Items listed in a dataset
** BEGIN **

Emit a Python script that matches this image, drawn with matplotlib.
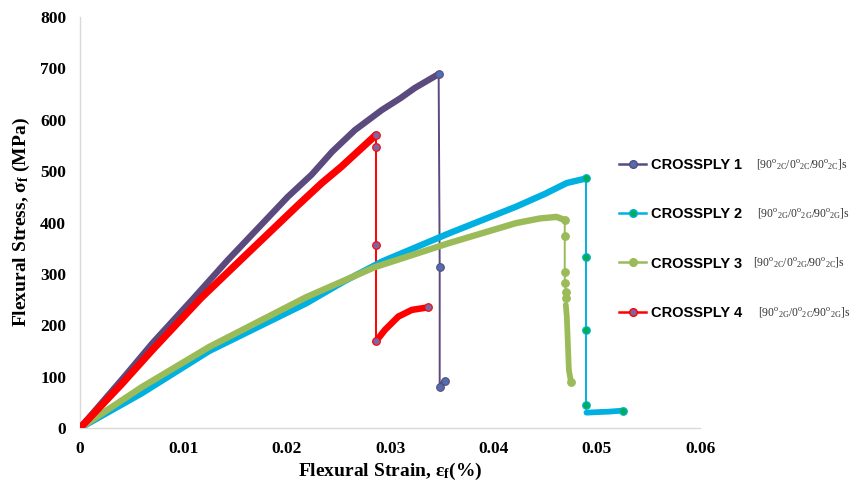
import matplotlib
matplotlib.use("Agg")
import matplotlib.pyplot as plt
from matplotlib.lines import Line2D

plt.rcParams["mathtext.fontset"] = "custom"
plt.rcParams["mathtext.rm"] = "Liberation Serif"
plt.rcParams["mathtext.bf"] = "Liberation Serif:bold"
plt.rcParams["mathtext.it"] = "Liberation Serif:italic"

# --- values (strain, stress MPa) ---
cp1_rise_x = [0, 0.0045, 0.0070, 0.0110, 0.0143, 0.0201, 0.0224, 0.0244, 0.0266,
              0.0292, 0.0310, 0.0324, 0.0347]
cp1_rise_y = [0, 105, 165, 253, 327, 450, 493, 538, 580, 619, 642, 662, 689]
cp1_drop_x = [0.0347, 0.0348, 0.0348]
cp1_drop_y = [689, 313, 79]
cp1_tail_x = [0.0348, 0.0350, 0.0353]
cp1_tail_y = [79, 85, 92]

cp2_rise_x = [0, 0.0060, 0.0125, 0.0219, 0.0255, 0.0292, 0.0357, 0.0422, 0.0450,
              0.0471, 0.0490]
cp2_rise_y = [0, 68, 150, 243, 285, 324, 379, 431, 456, 477, 486]
cp2_drop_x = [0.0490, 0.0490, 0.0490, 0.0490]
cp2_drop_y = [486, 333, 191, 45]
cp2_tail_x = [0.0490, 0.0500, 0.0512, 0.0525]
cp2_tail_y = [30, 31, 32, 34]

cp3_rise_x = [0, 0.0060, 0.0125, 0.0219, 0.0285, 0.0357, 0.0422, 0.0445, 0.0461, 0.0469]
cp3_rise_y = [0, 80, 158, 255, 313, 360, 399, 408, 411, 405]
cp3_drop_x = [0.0469, 0.0469, 0.0469, 0.0469, 0.0470, 0.0470]
cp3_drop_y = [405, 374, 304, 282, 265, 253]
cp3_tail_x = [0.0470, 0.0471, 0.0473, 0.0475]
cp3_tail_y = [240, 217, 113, 90]

cp4_rise_x = [0, 0.0040, 0.0070, 0.0117, 0.0159, 0.0211, 0.0234, 0.0253, 0.0286]
cp4_rise_y = [0, 85, 152, 253, 334, 434, 477, 509, 570]
cp4_drop_x = [0.0286, 0.0286, 0.0286, 0.0286]
cp4_drop_y = [570, 547, 356, 170]
cp4_tail_x = [0.0286, 0.0295, 0.0308, 0.0321, 0.0337]
cp4_tail_y = [168, 191, 217, 230, 235]

labels = ["CROSSPLY 1", "CROSSPLY 2", "CROSSPLY 3", "CROSSPLY 4"]
layups = [
    r"$\mathregular{[90^{o}{}_{2C}/0^{o}{}_{2C}/90^{o}{}_{2C}]s}$",
    r"$\mathregular{[90^{o}{}_{2G}/0^{o}{}_{2G}/90^{o}{}_{2G}]s}$",
    r"$\mathregular{[90^{o}{}_{2C}/0^{o}{}_{2G}/90^{o}{}_{2C}]s}$",
    r"$\mathregular{[90^{o}{}_{2G}/0^{o}{}_{2C}/90^{o}{}_{2G}]s}$",
]

styles = [
    dict(line="#5B4A7E", face="#4F6FAE", edge="#5B4A7E"),
    dict(line="#00B0E0", face="#00B050", edge="#00B0E0"),
    dict(line="#9BBB59", face="#9BBB59", edge="#9BBB59"),
    dict(line="#FF0000", face="#8064A2", edge="#FF0000"),
]

series = [
    (cp1_rise_x, cp1_rise_y, cp1_drop_x, cp1_drop_y, cp1_tail_x, cp1_tail_y),
    (cp2_rise_x, cp2_rise_y, cp2_drop_x, cp2_drop_y, cp2_tail_x, cp2_tail_y),
    (cp3_rise_x, cp3_rise_y, cp3_drop_x, cp3_drop_y, cp3_tail_x, cp3_tail_y),
    (cp4_rise_x, cp4_rise_y, cp4_drop_x, cp4_drop_y, cp4_tail_x, cp4_tail_y),
]
thick = [4.6, 4.6, 4.6, 5.2]

fig = plt.figure(figsize=(8.53, 4.87), dpi=100)
ax = fig.add_axes([0.0938, 0.121, 0.727, 0.844])

# dense parts drawn as thick bands, sparse drop points with markers
for (rx, ry, dx, dy, tx, ty), st, lw in zip(series, styles, thick):
    ax.plot(rx, ry, "-", color=st["line"], lw=lw, solid_capstyle="round",
            solid_joinstyle="round", zorder=3)
    ax.plot(dx, dy, "-", color=st["line"], lw=1.4, zorder=2)
    ax.plot(tx, ty, "-", color=st["line"], lw=lw * 0.9, solid_capstyle="round", zorder=3)
    ax.plot(dx + [tx[-1]], dy + [ty[-1]], "o", ls="none", ms=5.5,
            mfc=st["face"], mec=st["edge"], mew=0.8, zorder=4)

ax.set_xlim(0, 0.06)
ax.set_ylim(0, 800)
ax.set_xticks([0, 0.01, 0.02, 0.03, 0.04, 0.05, 0.06])
ax.set_xticklabels(["0", "0.01", "0.02", "0.03", "0.04", "0.05", "0.06"])
ax.set_yticks(range(0, 801, 100))
for s in ("top", "right"):
    ax.spines[s].set_visible(False)
for s in ("left", "bottom"):
    ax.spines[s].set_color("#D9D9D9")
    ax.spines[s].set_linewidth(1.0)
ax.tick_params(axis="y", length=0, pad=10)
ax.tick_params(axis="x", length=0, pad=9)
for t in ax.get_xticklabels() + ax.get_yticklabels():
    t.set_fontfamily("Liberation Serif")
    t.set_fontweight("bold")
    t.set_fontsize(12.5)
ax.set_xlabel(r"Flexural Strain, ε$_\mathbf{f}$(%)", fontfamily="Liberation Serif",
              fontweight="bold", fontsize=14, labelpad=3)
ax.set_ylabel(r"Flexural Stress, σ$_\mathbf{f}$ (MPa)", fontfamily="Liberation Serif",
              fontweight="bold", fontsize=14, labelpad=6)

handles = [Line2D([], [], color=st["line"], lw=1.8, marker="o", ms=5.5,
                  mfc=st["face"], mec=st["edge"]) for st in styles]
leg = ax.legend(handles, labels, loc="upper left", bbox_to_anchor=(0.710, 0.702),
                bbox_transform=fig.transFigure, frameon=False, handlelength=1.9,
                handletextpad=0.3, labelspacing=2.41,
                prop=dict(family="Liberation Sans", weight="bold", size=10.5))

# layup notes next to each legend entry (pixel positions from the top)
note_x = [756, 757, 753, 758]
note_y = [165, 214, 263, 313]
for txt, nx, ny in zip(layups, note_x, note_y):
    fig.text(nx / 853, 1 - ny / 487, txt, fontfamily="Liberation Serif",
             fontsize=8.4, va="center", ha="left", color="#333333")

fig.savefig("out.png", dpi=100)
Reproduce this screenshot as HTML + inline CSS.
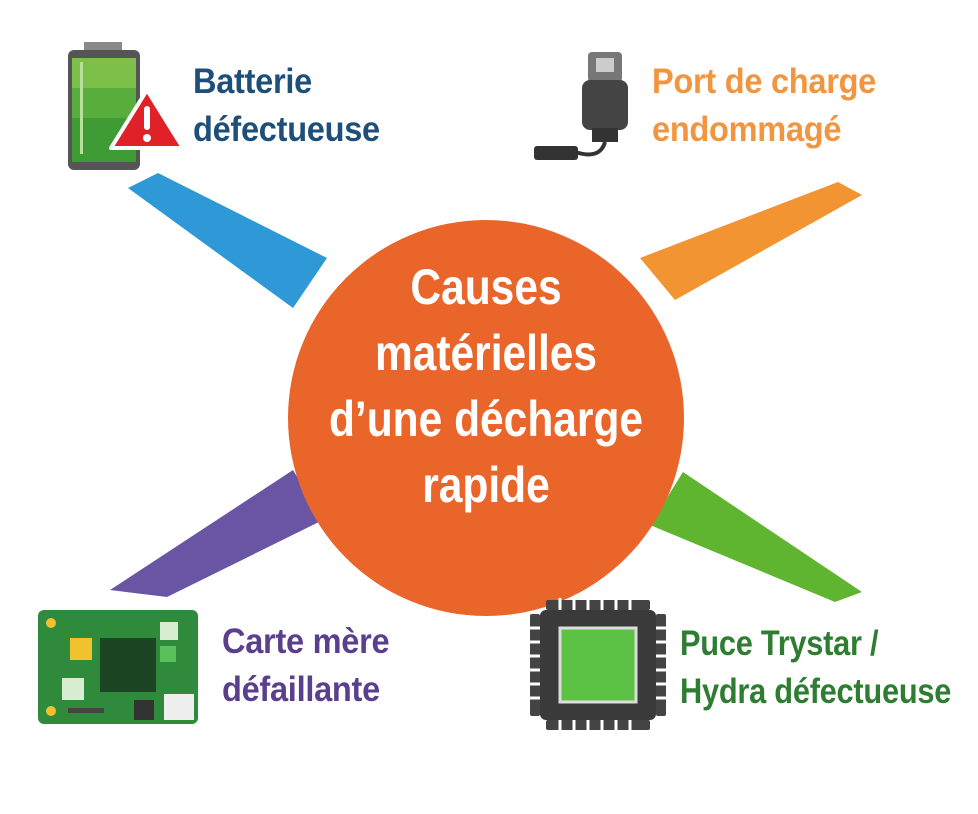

** END **

__PROBLEM__. Write out exactly the lines between the start of the data and the line with "cp4_tail_y = [168, 191, 217, 230, 235]", including both, but none of the pictures.

__SOLUTION TO THIS PROBLEM__.
Emit a Python script that matches this image, drawn with matplotlib.
import matplotlib
matplotlib.use("Agg")
import matplotlib.pyplot as plt
from matplotlib.lines import Line2D

plt.rcParams["mathtext.fontset"] = "custom"
plt.rcParams["mathtext.rm"] = "Liberation Serif"
plt.rcParams["mathtext.bf"] = "Liberation Serif:bold"
plt.rcParams["mathtext.it"] = "Liberation Serif:italic"

# --- values (strain, stress MPa) ---
cp1_rise_x = [0, 0.0045, 0.0070, 0.0110, 0.0143, 0.0201, 0.0224, 0.0244, 0.0266,
              0.0292, 0.0310, 0.0324, 0.0347]
cp1_rise_y = [0, 105, 165, 253, 327, 450, 493, 538, 580, 619, 642, 662, 689]
cp1_drop_x = [0.0347, 0.0348, 0.0348]
cp1_drop_y = [689, 313, 79]
cp1_tail_x = [0.0348, 0.0350, 0.0353]
cp1_tail_y = [79, 85, 92]

cp2_rise_x = [0, 0.0060, 0.0125, 0.0219, 0.0255, 0.0292, 0.0357, 0.0422, 0.0450,
              0.0471, 0.0490]
cp2_rise_y = [0, 68, 150, 243, 285, 324, 379, 431, 456, 477, 486]
cp2_drop_x = [0.0490, 0.0490, 0.0490, 0.0490]
cp2_drop_y = [486, 333, 191, 45]
cp2_tail_x = [0.0490, 0.0500, 0.0512, 0.0525]
cp2_tail_y = [30, 31, 32, 34]

cp3_rise_x = [0, 0.0060, 0.0125, 0.0219, 0.0285, 0.0357, 0.0422, 0.0445, 0.0461, 0.0469]
cp3_rise_y = [0, 80, 158, 255, 313, 360, 399, 408, 411, 405]
cp3_drop_x = [0.0469, 0.0469, 0.0469, 0.0469, 0.0470, 0.0470]
cp3_drop_y = [405, 374, 304, 282, 265, 253]
cp3_tail_x = [0.0470, 0.0471, 0.0473, 0.0475]
cp3_tail_y = [240, 217, 113, 90]

cp4_rise_x = [0, 0.0040, 0.0070, 0.0117, 0.0159, 0.0211, 0.0234, 0.0253, 0.0286]
cp4_rise_y = [0, 85, 152, 253, 334, 434, 477, 509, 570]
cp4_drop_x = [0.0286, 0.0286, 0.0286, 0.0286]
cp4_drop_y = [570, 547, 356, 170]
cp4_tail_x = [0.0286, 0.0295, 0.0308, 0.0321, 0.0337]
cp4_tail_y = [168, 191, 217, 230, 235]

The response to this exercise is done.